Another executive member, Ron Clooney, said Southampton was to be congratulated for having agreed, finally, to ask every school in its area to report every incident so it was out in the open and they could deal with it.
Sian Luscombe, a behaviour support service worker from Newport, made fun of the phrase, "emotional and behavioural difficulties" or EBD.
"Those challenging individuals who turn up Every Bleeding Day," she said.
She wanted to run a parenting course in "naming your child".
"In my long referral list there are very few Elizabeths, very few Timothys, several Kyles, lots of Charlenes - and Kylie, spelt in many ways."
But Ron Clooney said later that although poor parenting might often lie behind children's behaviour, it was not a class issue.

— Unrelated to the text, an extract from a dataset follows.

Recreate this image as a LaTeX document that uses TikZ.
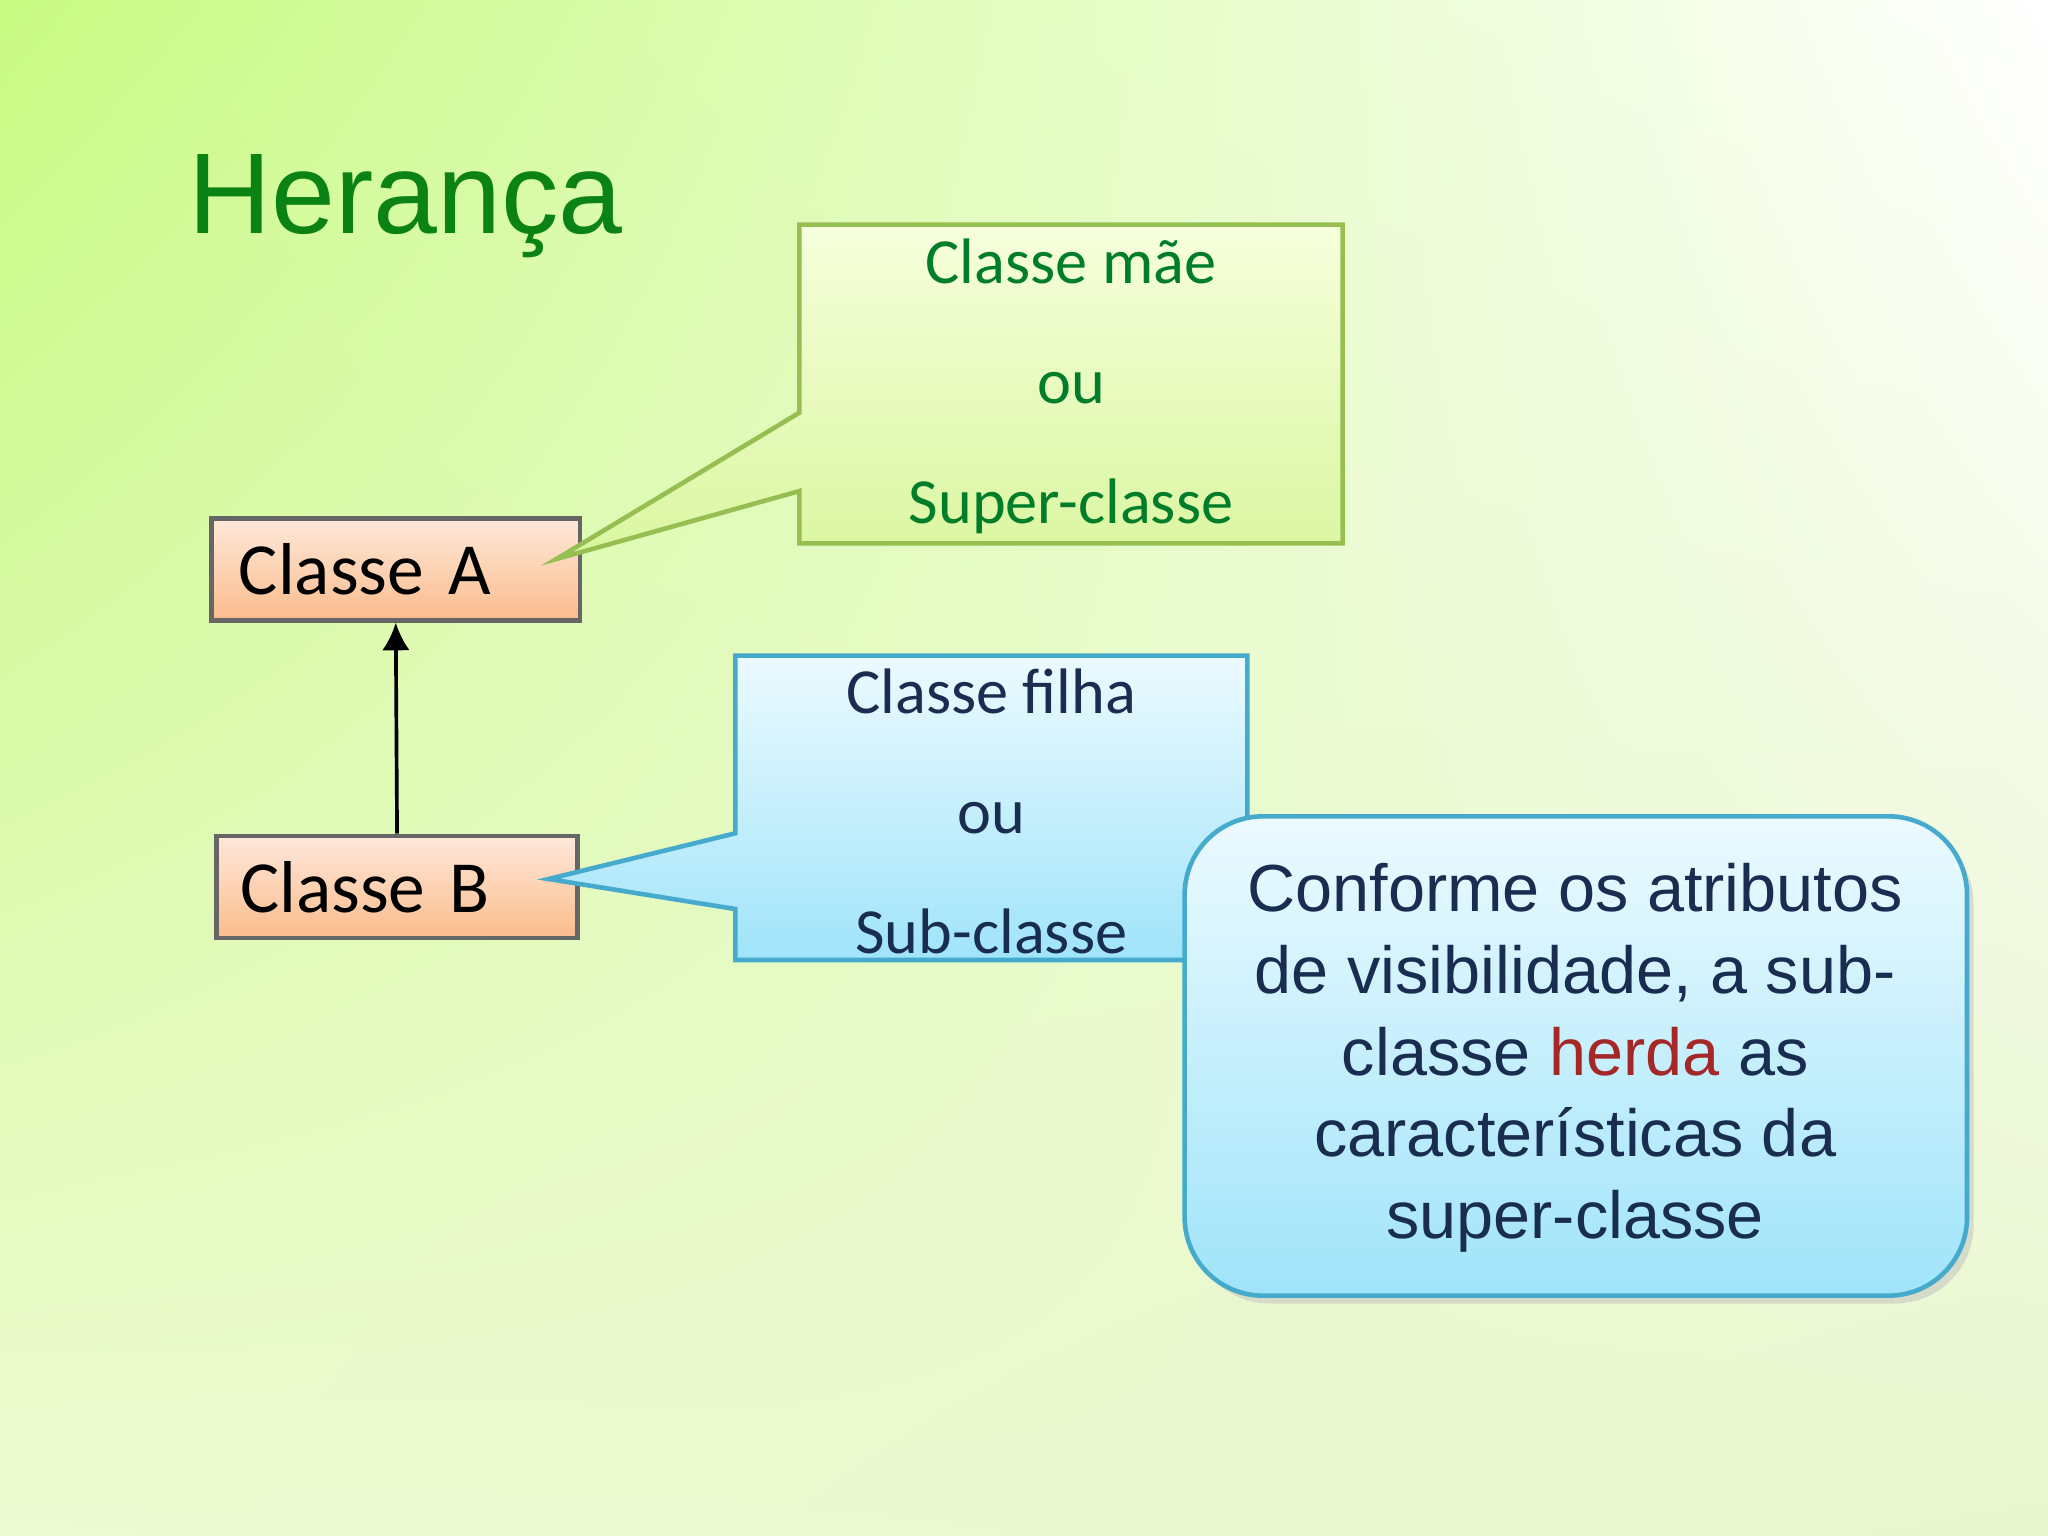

"This is a mythology that's grown up that social deprivation breeds indiscipline. It's not true.
"I have had children from nice homes carrying knives.
Home-made weapons recovered from schools in the Southampton area
"It's not just inner-city deprived schools it's happening all over the place - for want of a better definition, good middle-class environments.
"Is it that they may be latch-key children - are they being emotionally abused by parents who are using TV as a babysitter?
"The children watch violent films. The parents are never there. There's no input."
A teacher who works with pupils who have been expelled from schools said teachers should treat children as they wanted them to be - not as they were.
Simon Whitney, from Suffolk, said: "With so many difficult pupils you must use your knowledge rather than your instinct.
"Treat children as you want them to be, not as they are. If you do this they will live up to your wishes."
A spokesperson for the Department for Education and Skills said: "We have great respect for the work of NASUWT and its members and ministers will give careful consideration to their suggestion, although decisions on individual schools' security arrangements are normally for heads - working with their LEA and local police - to determine, as they know their schools best".